Conclusion: Managing the Risk of Risk Management
AI-powered risk management in finance represents a fundamental irony: the tools we're deploying to reduce risk create new categories of risk that require their own management.
This doesn't mean AI shouldn't be used for financial risk management. It means AI must be deployed thoughtfully, with a clear-eyed understanding of both its capabilities and limitations.
The Institutions That Will Succeed Are Those That:
- Deploy AI selectively where it adds genuine value
- Maintain robust human oversight and expertise
- Continuously monitor and retrain models
- Document decisions and maintain explainability
- Prepare for AI failures with backup procedures
- Treat AI governance as seriously as financial governance
The most significant risk in AI-powered risk management isn't AI failure, it's overconfidence in AI success. Institutions that deploy AI while maintaining healthy skepticism, robust oversight, and human judgment will harness AI's benefits while avoiding its pitfalls.

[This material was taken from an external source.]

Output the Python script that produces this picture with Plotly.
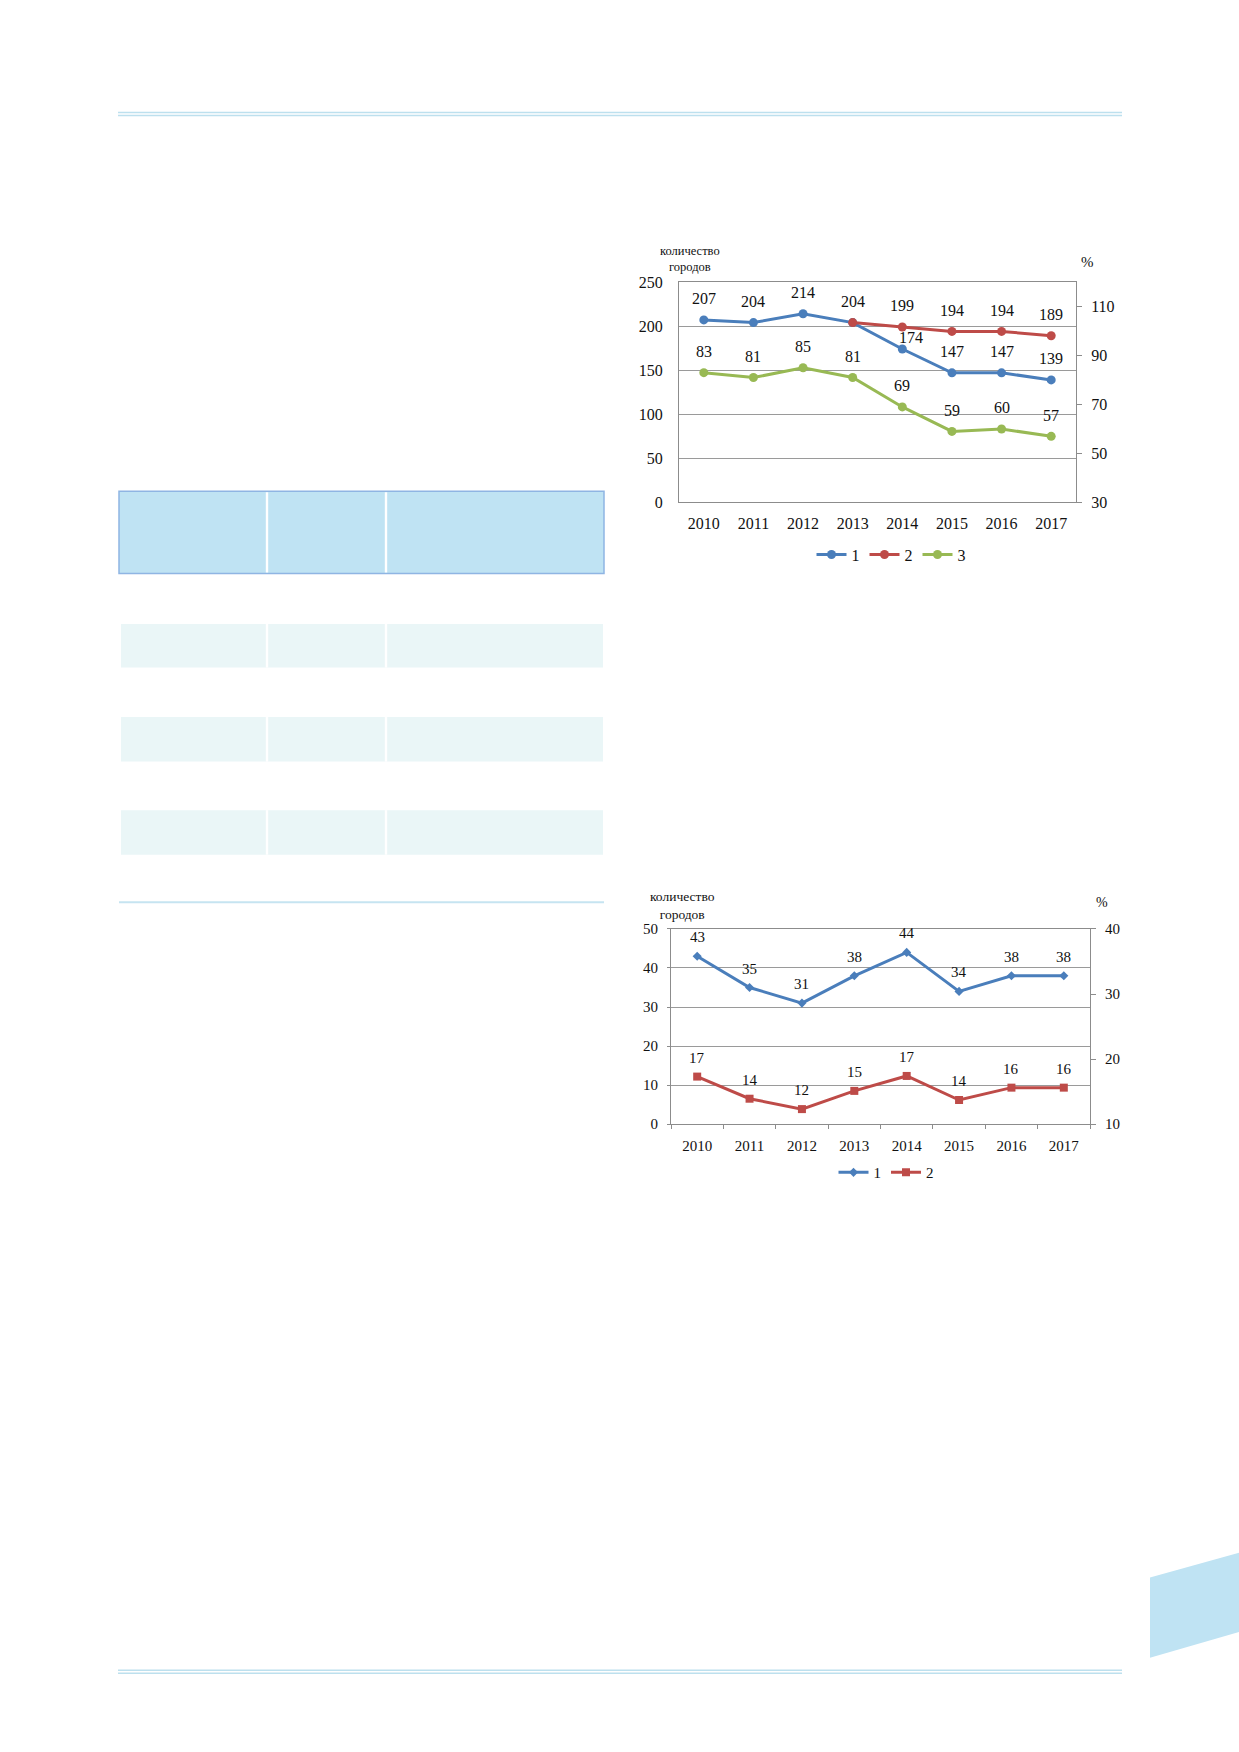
import plotly.graph_objects as go

W, H = 1239, 1752

# chart 1: cities count (left) and share, % (right)
years = ["2010", "2011", "2012", "2013", "2014", "2015", "2016", "2017"]
cities_1 = [207, 204, 214, 204, 174, 147, 147, 139]
cities_2 = [None, None, None, 204, 199, 194, 194, 189]
pct_3 = [83, 81, 85, 81, 69, 59, 60, 57]

# chart 2
cities_b1 = [43, 35, 31, 38, 44, 34, 38, 38]
pct_b2 = [17.3, 13.9, 12.3, 15.1, 17.4, 13.7, 15.6, 15.6]

pos = list(range(len(years)))  # category slots on the x axes

BLUE = "#4a7ebb"
RED = "#be4b48"
GREEN = "#98b954"
GRID = "#9a9a9a"
AXIS = "#8c8c8c"
FONT = "Liberation Serif"
PAGE_BLUE = "#bfe3f3"


def px(x):
    return x / W


def py(y):
    return 1 - y / H


fig = go.Figure()

# chart 1 traces
fig.add_trace(go.Scatter(x=pos, y=cities_1, name="1", mode="lines+markers",
                         line=dict(color=BLUE, width=3), marker=dict(size=9, color=BLUE),
                         xaxis="x", yaxis="y", legend="legend"))
fig.add_trace(go.Scatter(x=pos, y=cities_2, name="2", mode="lines+markers",
                         line=dict(color=RED, width=3), marker=dict(size=9, color=RED),
                         xaxis="x", yaxis="y", legend="legend"))
fig.add_trace(go.Scatter(x=pos, y=pct_3, name="3", mode="lines+markers",
                         line=dict(color=GREEN, width=3), marker=dict(size=9, color=GREEN),
                         xaxis="x", yaxis="y2", legend="legend"))

# chart 2 traces
fig.add_trace(go.Scatter(x=pos, y=cities_b1, name="1", mode="lines+markers",
                         line=dict(color=BLUE, width=3),
                         marker=dict(size=7, color=BLUE, symbol="diamond"),
                         xaxis="x2", yaxis="y3", legend="legend2"))
fig.add_trace(go.Scatter(x=pos, y=pct_b2, name="2", mode="lines+markers",
                         line=dict(color=RED, width=3),
                         marker=dict(size=8, color=RED, symbol="square"),
                         xaxis="x2", yaxis="y4", legend="legend2"))

annotations = []
placed = set()


def add_labels(ys, xref, yref, size, shift, nudge=None):
    nudge = nudge or {}
    for x, v in zip(pos, ys):
        if v is None:
            continue
        txt = f"{v:.0f}"
        key = (xref, x, txt)
        if key in placed:  # same point already labelled by another series
            continue
        placed.add(key)
        dx, dy = nudge.get(x, (0, shift))
        annotations.append(dict(x=x, y=v, xref=xref, yref=yref, text=txt,
                                showarrow=False, xshift=dx, yshift=dy,
                                font=dict(family=FONT, size=size, color="#111")))


add_labels(cities_1, "x", "y", 16, 21, nudge={4: (9, 12)})
add_labels(cities_2, "x", "y", 16, 21)
add_labels(pct_3, "x", "y2", 16, 21)
add_labels(cities_b1, "x2", "y3", 15, 19)
add_labels(pct_b2, "x2", "y4", 15, 19)

# axis titles
for x, y, t, s in [(690, 253, "количество<br>городов", 12.5),
                   (1087, 256, "%", 15),
                   (682, 906, "количество<br>городов", 13.5),
                   (1102, 903, "%", 14)]:
    annotations.append(dict(x=px(x), y=py(y), xref="paper", yref="paper", text=t,
                            showarrow=False, xanchor="center", yanchor="middle",
                            font=dict(family=FONT, size=s, color="#111")))

# page decoration
shapes = []


def hline(x0, x1, y, color, w):
    shapes.append(dict(type="line", xref="paper", yref="paper", x0=px(x0), x1=px(x1),
                       y0=py(y), y1=py(y), line=dict(color=color, width=w)))


def rect(x0, y0, x1, y1, fill, line=None, lw=0):
    shapes.append(dict(type="rect", xref="paper", yref="paper", x0=px(x0), x1=px(x1),
                       y0=py(y0), y1=py(y1), fillcolor=fill,
                       line=dict(color=line or fill, width=lw), layer="below"))


hline(118, 1122, 105.5, "#bde0ee", 1.5)
hline(118, 1122, 108.5, "#bde0ee", 1.5)
hline(118, 1122, 1678.5, "#bde0ee", 1.5)
hline(118, 1122, 1681.5, "#bde0ee", 1.5)

rect(119, 488, 604, 571, PAGE_BLUE, "#8fb5e3", 1.5)
for x in (267, 386):
    rect(x - 1.2, 489, x + 1.2, 570, "white")
for y0, y1 in [(622, 666), (716, 761), (810, 855)]:
    rect(121, y0, 603, y1, "#eaf6f7")
    for x in (267, 386):
        rect(x - 1.2, y0, x + 1.2, y1, "white")
hline(119, 604, 903, "#c6e4f1", 2)

shapes.append(dict(type="path", xref="paper", yref="paper",
                   path=f"M {px(1150)},{py(1585)} L {px(1239)},{py(1560)} "
                        f"L {px(1239)},{py(1640)} L {px(1150)},{py(1666)} Z",
                   fillcolor=PAGE_BLUE, line=dict(width=0), layer="below"))

tick_font = dict(family=FONT, size=16, color="#111")
tick_font2 = dict(family=FONT, size=15, color="#111")
bounds = [i - 0.5 for i in range(len(years) + 1)]

fig.update_layout(
    width=W, height=H, margin=dict(l=0, r=0, t=0, b=0),
    paper_bgcolor="white", plot_bgcolor="white",
    font=dict(family=FONT, color="#111"),
    showlegend=True,
    xaxis=dict(domain=[px(679), px(1076)], anchor="y", range=[-0.5, 7.5],
               tickvals=pos, ticktext=years, showline=True, linecolor=AXIS,
               mirror=True, ticks="", showgrid=False, zeroline=False,
               tickfont=tick_font, ticklabelstandoff=6),
    yaxis=dict(domain=[py(499.3), py(276.7)], anchor="x", range=[0, 250], dtick=50,
               showline=True, linecolor=AXIS, showgrid=True, gridcolor=GRID,
               ticks="", tickfont=tick_font, ticklabelstandoff=12, zeroline=False),
    yaxis2=dict(overlaying="y", anchor="x", side="right", range=[30, 120],
                tickvals=[30, 50, 70, 90, 110], showline=True, linecolor=AXIS,
                showgrid=False, ticks="outside", ticklen=5, tickcolor=AXIS,
                tickfont=tick_font, ticklabelstandoff=6, zeroline=False),
    xaxis2=dict(domain=[px(671), px(1090)], anchor="y3", range=[-0.5, 7.5],
                tickvals=pos, ticktext=years, showline=True, linecolor=AXIS,
                mirror=True, ticks="", showgrid=False, zeroline=False,
                minor=dict(tickmode="array", tickvals=bounds, ticks="outside",
                           ticklen=4, tickcolor=AXIS, showgrid=False),
                tickfont=tick_font2, ticklabelstandoff=8),
    yaxis3=dict(domain=[py(1127), py(930)], anchor="x2", range=[0, 50], dtick=10,
                showline=True, linecolor=AXIS, showgrid=True, gridcolor=GRID,
                ticks="outside", ticklen=3, tickcolor=AXIS,
                tickfont=tick_font2, ticklabelstandoff=6, zeroline=False),
    yaxis4=dict(overlaying="y3", anchor="x2", side="right", range=[10, 40], dtick=10,
                showline=True, linecolor=AXIS, showgrid=False, ticks="outside",
                ticklen=5, tickcolor=AXIS, tickfont=tick_font2, ticklabelstandoff=6,
                zeroline=False),
    legend=dict(orientation="h", x=px(891), y=py(552), xanchor="center",
                yanchor="middle", font=dict(family=FONT, size=16, color="#111"),
                bgcolor="rgba(0,0,0,0)", itemwidth=30),
    legend2=dict(orientation="h", x=px(886), y=py(1176), xanchor="center",
                 yanchor="middle", font=dict(family=FONT, size=15, color="#111"),
                 bgcolor="rgba(0,0,0,0)", itemwidth=30),
    annotations=annotations,
    shapes=shapes,
)

fig.write_html("out.html", config={"displayModeBar": False},
               post_script="document.body.style.margin='0';"
                           "document.documentElement.style.overflow='hidden';")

Those who treat AI as a solution rather than a tool will learn expensive lessons.
The question isn't whether AI will transform financial risk management; it already has. The question is whether financial institutions will transform their governance, culture, and practices to manage AI-powered risk management effectively.
The evidence suggests we're still in the early stages of figuring this out. And in financial services, the cost of figuring things out the hard way is measured in billions.